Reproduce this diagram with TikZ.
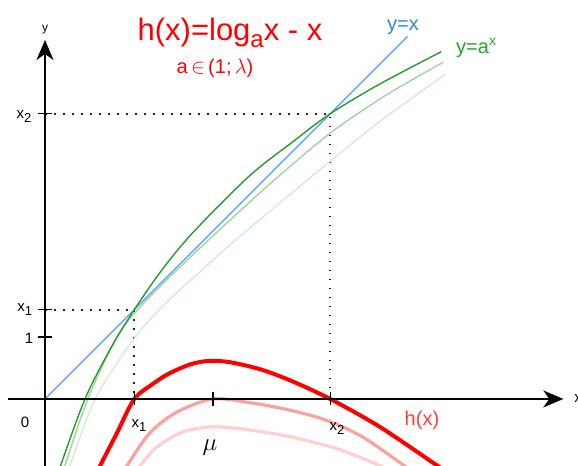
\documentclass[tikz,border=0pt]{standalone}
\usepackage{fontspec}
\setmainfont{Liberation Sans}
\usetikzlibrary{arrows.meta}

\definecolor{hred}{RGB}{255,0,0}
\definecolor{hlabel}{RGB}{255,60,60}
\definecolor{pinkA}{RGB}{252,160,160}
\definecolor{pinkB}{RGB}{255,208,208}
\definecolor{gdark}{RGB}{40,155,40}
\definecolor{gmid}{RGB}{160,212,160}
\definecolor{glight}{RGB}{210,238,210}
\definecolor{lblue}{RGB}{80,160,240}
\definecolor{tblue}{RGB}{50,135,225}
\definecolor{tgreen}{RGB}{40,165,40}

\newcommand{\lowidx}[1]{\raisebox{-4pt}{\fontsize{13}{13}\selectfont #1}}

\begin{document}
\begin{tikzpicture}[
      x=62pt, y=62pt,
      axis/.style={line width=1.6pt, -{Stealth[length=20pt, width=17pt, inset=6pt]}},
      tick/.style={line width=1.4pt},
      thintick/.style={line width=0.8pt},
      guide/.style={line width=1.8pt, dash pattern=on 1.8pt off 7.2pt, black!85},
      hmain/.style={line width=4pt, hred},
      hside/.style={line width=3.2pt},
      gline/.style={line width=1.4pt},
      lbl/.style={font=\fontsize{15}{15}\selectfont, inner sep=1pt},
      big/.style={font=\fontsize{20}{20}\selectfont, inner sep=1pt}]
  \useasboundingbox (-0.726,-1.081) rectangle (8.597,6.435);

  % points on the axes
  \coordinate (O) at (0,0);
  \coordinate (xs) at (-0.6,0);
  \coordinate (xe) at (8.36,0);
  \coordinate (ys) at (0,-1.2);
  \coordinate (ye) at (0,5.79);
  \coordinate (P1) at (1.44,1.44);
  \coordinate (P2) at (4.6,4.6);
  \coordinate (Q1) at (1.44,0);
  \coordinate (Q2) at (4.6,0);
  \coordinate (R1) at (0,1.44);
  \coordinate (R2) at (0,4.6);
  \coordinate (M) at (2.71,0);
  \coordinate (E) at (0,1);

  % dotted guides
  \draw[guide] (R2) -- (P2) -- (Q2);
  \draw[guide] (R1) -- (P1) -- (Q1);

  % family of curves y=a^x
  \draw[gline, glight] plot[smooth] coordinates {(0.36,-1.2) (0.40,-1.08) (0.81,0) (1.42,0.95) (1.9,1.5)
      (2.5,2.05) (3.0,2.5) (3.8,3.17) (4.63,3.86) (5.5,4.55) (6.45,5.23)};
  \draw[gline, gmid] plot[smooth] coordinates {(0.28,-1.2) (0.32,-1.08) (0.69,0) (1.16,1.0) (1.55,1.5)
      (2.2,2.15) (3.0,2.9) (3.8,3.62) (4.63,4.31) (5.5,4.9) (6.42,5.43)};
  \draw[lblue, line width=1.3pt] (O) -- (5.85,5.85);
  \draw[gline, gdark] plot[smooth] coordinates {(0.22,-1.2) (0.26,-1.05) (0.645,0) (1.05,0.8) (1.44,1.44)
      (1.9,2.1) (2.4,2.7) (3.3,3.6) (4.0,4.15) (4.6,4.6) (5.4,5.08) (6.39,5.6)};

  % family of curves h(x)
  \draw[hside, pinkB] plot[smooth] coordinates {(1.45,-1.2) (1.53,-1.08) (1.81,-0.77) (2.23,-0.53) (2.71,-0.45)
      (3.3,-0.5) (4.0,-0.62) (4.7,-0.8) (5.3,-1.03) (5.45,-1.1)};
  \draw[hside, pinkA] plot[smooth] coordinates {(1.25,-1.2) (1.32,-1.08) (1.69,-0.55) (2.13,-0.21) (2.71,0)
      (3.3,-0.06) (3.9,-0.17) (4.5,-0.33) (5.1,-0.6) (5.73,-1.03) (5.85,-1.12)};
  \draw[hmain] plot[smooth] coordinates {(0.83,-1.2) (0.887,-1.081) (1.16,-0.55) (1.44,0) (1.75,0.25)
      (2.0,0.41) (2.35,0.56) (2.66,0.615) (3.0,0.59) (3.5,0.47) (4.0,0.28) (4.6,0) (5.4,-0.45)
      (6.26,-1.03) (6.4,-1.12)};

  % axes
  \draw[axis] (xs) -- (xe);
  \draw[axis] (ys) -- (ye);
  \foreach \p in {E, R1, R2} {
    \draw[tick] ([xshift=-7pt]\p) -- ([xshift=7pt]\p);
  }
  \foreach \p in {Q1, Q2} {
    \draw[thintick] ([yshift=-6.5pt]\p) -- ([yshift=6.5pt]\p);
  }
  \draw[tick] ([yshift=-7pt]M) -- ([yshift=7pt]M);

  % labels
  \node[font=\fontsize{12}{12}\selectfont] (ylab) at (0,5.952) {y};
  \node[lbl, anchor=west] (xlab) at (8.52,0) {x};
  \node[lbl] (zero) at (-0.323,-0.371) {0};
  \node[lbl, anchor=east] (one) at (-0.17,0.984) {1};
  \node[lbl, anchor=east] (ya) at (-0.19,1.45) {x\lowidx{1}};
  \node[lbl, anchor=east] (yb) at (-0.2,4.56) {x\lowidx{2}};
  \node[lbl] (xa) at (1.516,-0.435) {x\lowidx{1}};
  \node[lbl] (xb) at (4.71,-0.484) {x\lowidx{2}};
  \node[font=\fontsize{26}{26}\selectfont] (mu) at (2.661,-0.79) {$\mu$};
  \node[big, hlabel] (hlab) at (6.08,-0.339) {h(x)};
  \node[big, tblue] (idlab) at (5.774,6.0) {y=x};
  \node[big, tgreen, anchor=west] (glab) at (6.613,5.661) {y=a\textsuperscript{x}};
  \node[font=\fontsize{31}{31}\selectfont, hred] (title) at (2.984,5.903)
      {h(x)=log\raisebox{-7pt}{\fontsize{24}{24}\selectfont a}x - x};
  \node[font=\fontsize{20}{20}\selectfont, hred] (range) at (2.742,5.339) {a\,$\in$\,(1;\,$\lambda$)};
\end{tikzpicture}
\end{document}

+ + +

### PROBLEM STATEMENT
Take the material above from its first line through the line holding "(-0.726,-1.081) rectangle (8.597,6.435);" and set it down exactly, without the pictures.

### EXPECTED OUTPUT
Reproduce this diagram with TikZ.
\documentclass[tikz,border=0pt]{standalone}
\usepackage{fontspec}
\setmainfont{Liberation Sans}
\usetikzlibrary{arrows.meta}

\definecolor{hred}{RGB}{255,0,0}
\definecolor{hlabel}{RGB}{255,60,60}
\definecolor{pinkA}{RGB}{252,160,160}
\definecolor{pinkB}{RGB}{255,208,208}
\definecolor{gdark}{RGB}{40,155,40}
\definecolor{gmid}{RGB}{160,212,160}
\definecolor{glight}{RGB}{210,238,210}
\definecolor{lblue}{RGB}{80,160,240}
\definecolor{tblue}{RGB}{50,135,225}
\definecolor{tgreen}{RGB}{40,165,40}

\newcommand{\lowidx}[1]{\raisebox{-4pt}{\fontsize{13}{13}\selectfont #1}}

\begin{document}
\begin{tikzpicture}[
      x=62pt, y=62pt,
      axis/.style={line width=1.6pt, -{Stealth[length=20pt, width=17pt, inset=6pt]}},
      tick/.style={line width=1.4pt},
      thintick/.style={line width=0.8pt},
      guide/.style={line width=1.8pt, dash pattern=on 1.8pt off 7.2pt, black!85},
      hmain/.style={line width=4pt, hred},
      hside/.style={line width=3.2pt},
      gline/.style={line width=1.4pt},
      lbl/.style={font=\fontsize{15}{15}\selectfont, inner sep=1pt},
      big/.style={font=\fontsize{20}{20}\selectfont, inner sep=1pt}]
  \useasboundingbox (-0.726,-1.081) rectangle (8.597,6.435);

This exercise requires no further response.